The infrastructure in the irrigation schemes is not in place yet. Construction of the irrigation schemes is likely to start in 2021 with all processes involved pointing to this fact. PRIDE is yet to identify contractors to put in place necessary infrastructure that will define a proper scheme.
However, the wheels preparing the beneficiary communities are already in motion. Experts in different fields from government departments, district implementing teams and others players involved have gone all out to put in place different strategies and approaches that are positioning beneficiary communities for optimal tapping of benefits once the schemes are fully operational.
“As a family, we were assisted to draw up a three year family vision, the approaches we will follow to achieve our vision while also considering threats and opportunities in the process,” explains Ephraim Chilongo, a beneficiary farmer from Village Headman Kenani in Paramount Chief Kyungu’s area in Karonga, a district that sits 245 kilometres north of Mzuzu City, the northern region administrative headquarters.
Through the Household Approach PRIDE introduced in the project communities, households have been trained and encouraged to come up with visions that will they have to work towards achieving. The visions are put up through drawings in a participatory manner involving all household members.

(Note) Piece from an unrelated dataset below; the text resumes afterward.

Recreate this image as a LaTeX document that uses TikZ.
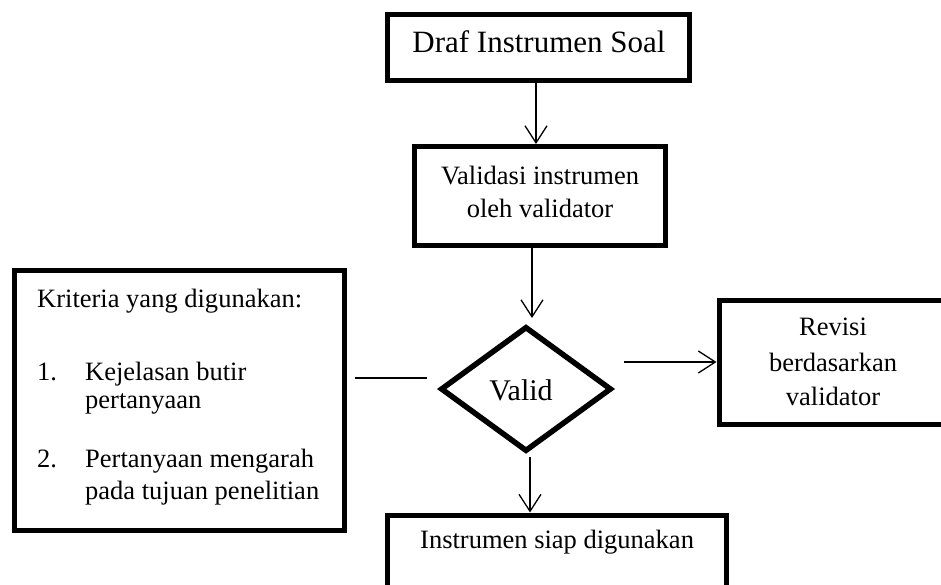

“I took part in drawing up our vision. That is why I can ably explain it,” says Fyness Msiska, Chilongo’s wife.
In their 3-year-old vision, Chilongo and his wife want to achieve a beautiful iron sheet-thatched house, plenty of livestock including cows.

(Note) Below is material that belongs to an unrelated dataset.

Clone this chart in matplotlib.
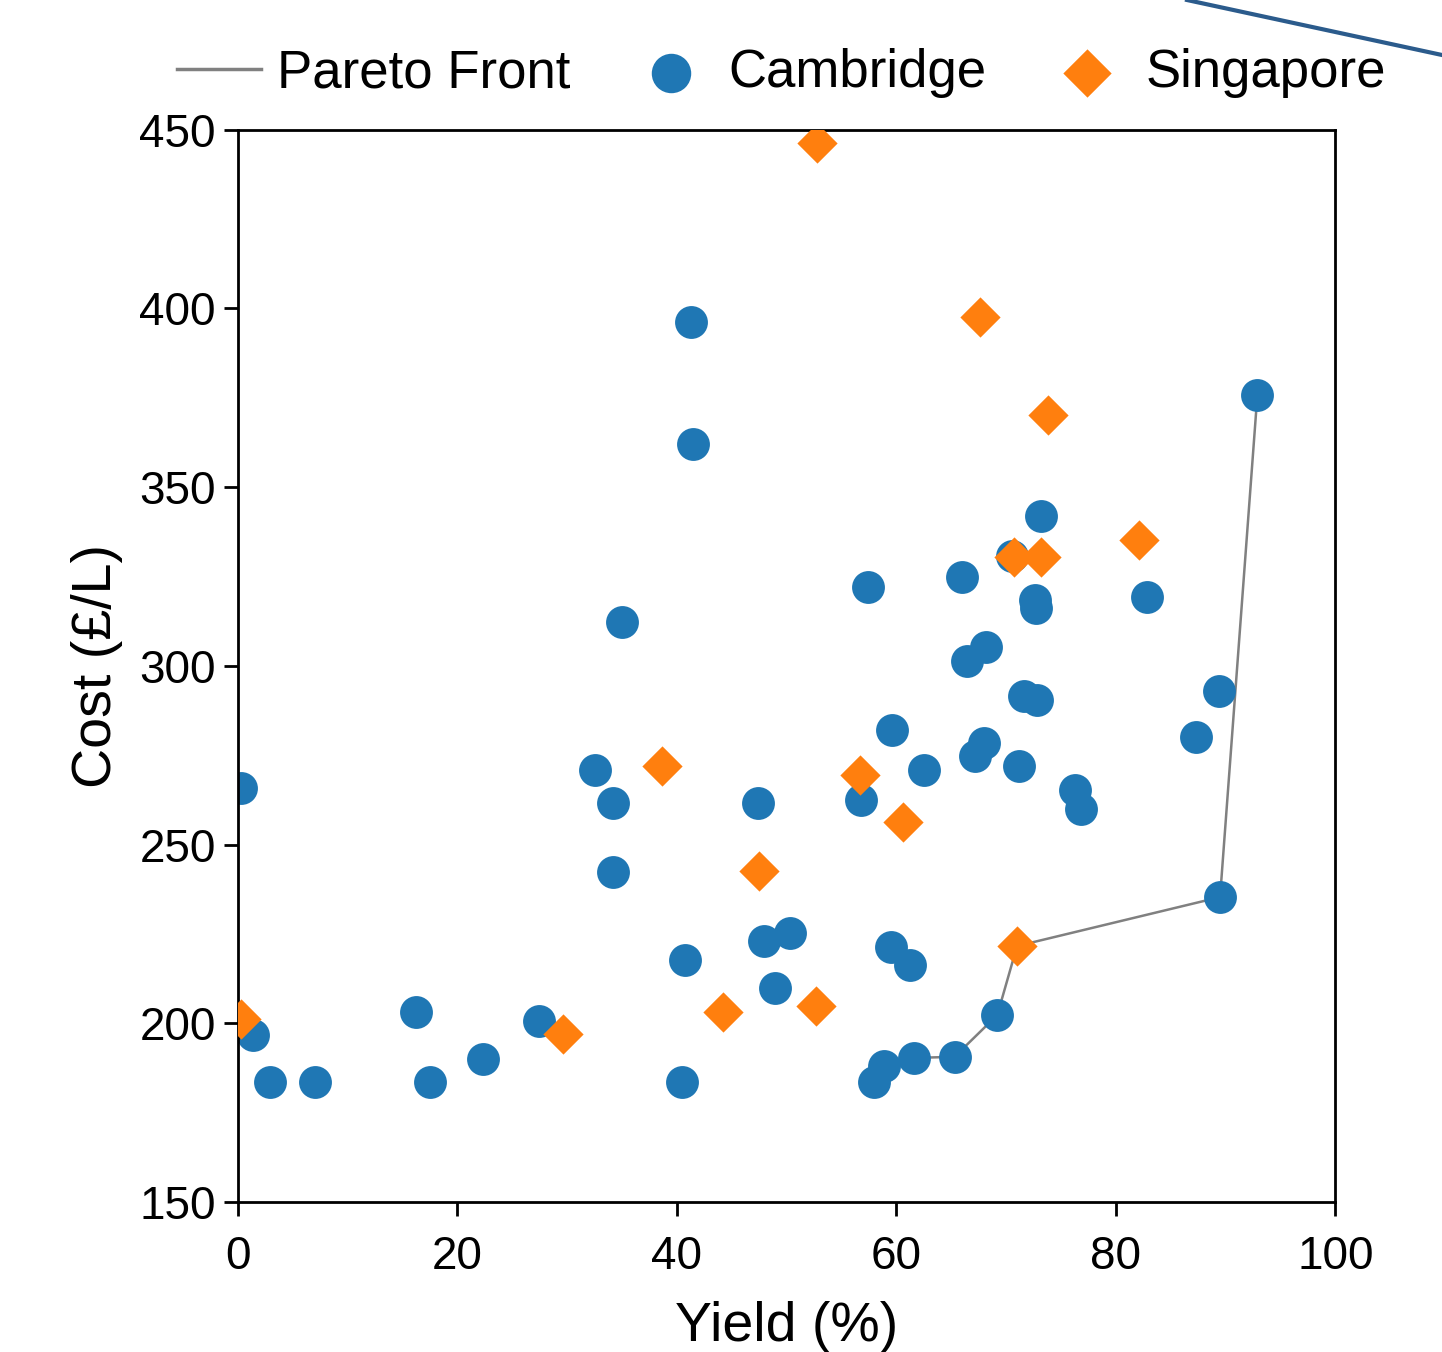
import matplotlib
matplotlib.use("Agg")
import matplotlib.pyplot as plt
from matplotlib.lines import Line2D

plt.rcParams['font.family'] = ['Liberation Sans', 'DejaVu Sans']

# -----------------------------
# Data
# -----------------------------
cam_yield = [0.3, 1.4, 2.9, 7.0, 16.2, 17.5, 22.3, 27.4, 32.5, 34.2,
             34.2, 35.0, 41.3, 41.5, 40.7, 40.5, 47.4, 47.9, 50.3, 48.9,
             57.4, 56.8, 59.6, 59.5, 61.2, 62.5, 58.0, 58.9, 61.6, 65.3,
             69.2, 66.0, 66.4, 68.2, 67.2, 68.0, 70.5, 73.2, 72.6, 72.7,
             71.6, 72.8, 71.2, 76.3, 76.8, 82.8, 87.3, 89.4, 89.5, 92.9]
cam_cost = [265.8, 196.7, 183.6, 183.6, 203.1, 183.6, 190.0, 200.6, 270.9, 261.6,
            242.3, 312.3, 396.3, 362.1, 217.7, 183.6, 261.6, 223.0, 225.3, 209.9,
            322.1, 262.5, 282.1, 221.3, 216.3, 270.9, 183.6, 188.0, 190.3, 190.6,
            202.3, 324.9, 301.4, 305.3, 274.8, 278.4, 330.8, 342.0, 318.5, 316.2,
            291.6, 290.5, 272.0, 265.3, 260.0, 319.3, 280.1, 293.0, 235.3, 375.8]

sgp_yield = [0.3, 29.6, 38.6, 44.2, 47.5, 52.7, 52.8, 56.7, 60.6, 67.6,
             73.8, 70.7, 73.2, 82.1, 71.0]
sgp_cost = [201.2, 197.0, 272.0, 203.1, 242.6, 204.8, 446.4, 269.5, 256.3, 397.7,
            370.2, 330.5, 330.5, 335.3, 221.6]

pareto_yield = [61.6, 65.3, 69.2, 71.0, 89.5, 92.9]
pareto_cost = [190.3, 190.6, 202.3, 221.6, 235.3, 375.8]

# -----------------------------
# Plot
# -----------------------------
fig = plt.figure(figsize=(14.42, 13.52), dpi=100)
ax = fig.add_axes([0.165, 0.111, 0.761, 0.793])

ax.plot(pareto_yield, pareto_cost, color="grey", lw=1.8, label="Pareto Front", zorder=1)
ax.scatter(cam_yield, cam_cost, s=560, color="#1f77b4", marker="o",
           label="Cambridge", zorder=2, linewidths=0)
ax.scatter(sgp_yield, sgp_cost, s=420, color="#ff7f0e", marker="D",
           label="Singapore", zorder=3, linewidths=0)

ax.set_xlim(0, 100)
ax.set_ylim(150, 450)
ax.set_xticks([0, 20, 40, 60, 80, 100])
ax.set_yticks([150, 200, 250, 300, 350, 400, 450])
ax.tick_params(labelsize=33, width=2, length=10)
ax.tick_params(axis="x", pad=14)
ax.tick_params(axis="y", pad=6)
for sp in ax.spines.values():
    sp.set_linewidth(2)

ax.set_xlabel("Yield (%)", fontsize=40, labelpad=16)
ax.set_ylabel("Cost (£/L)", fontsize=40, labelpad=12)

leg = ax.legend(loc="lower center", bbox_to_anchor=(0.495, 1.0), ncol=3, frameon=False,
                fontsize=38, markerscale=1.2, handlelength=1.6, columnspacing=1.1,
                handletextpad=0.3, borderaxespad=0.2)
leg.get_lines()[0].set_linewidth(2.5)

# stray line in the top right corner
fig.add_artist(Line2D([1187 / 1442, 1.0], [1.0, 1 - 55 / 1352],
                      color="#2b5b8c", lw=3, transform=fig.transFigure))

plt.savefig("out.png", dpi=100)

“We know we will achieve this because PRIDE has already given us five goats which we are raising. When they multiply, we will pass-on to another household the same number of goats,” he says.
Chitipa District Irrigation Officer, Brino White discloses that the different approaches and strategies aim to prepare the households in all communities hosting the schemes so that they benefit more when the schemes are fully operational.
“We don’t want them (households) to be caught unprepared to take advantage of the schemes. This is why in all their visions they have the schemes in mind,” he says.
Household approach aside, Farmer Field Schools, Farmer Business Schools and the Good Agriculture Practices (GAPs) are some of the approaches and strategies put in place for farmers to achieve more once the schemes are operational.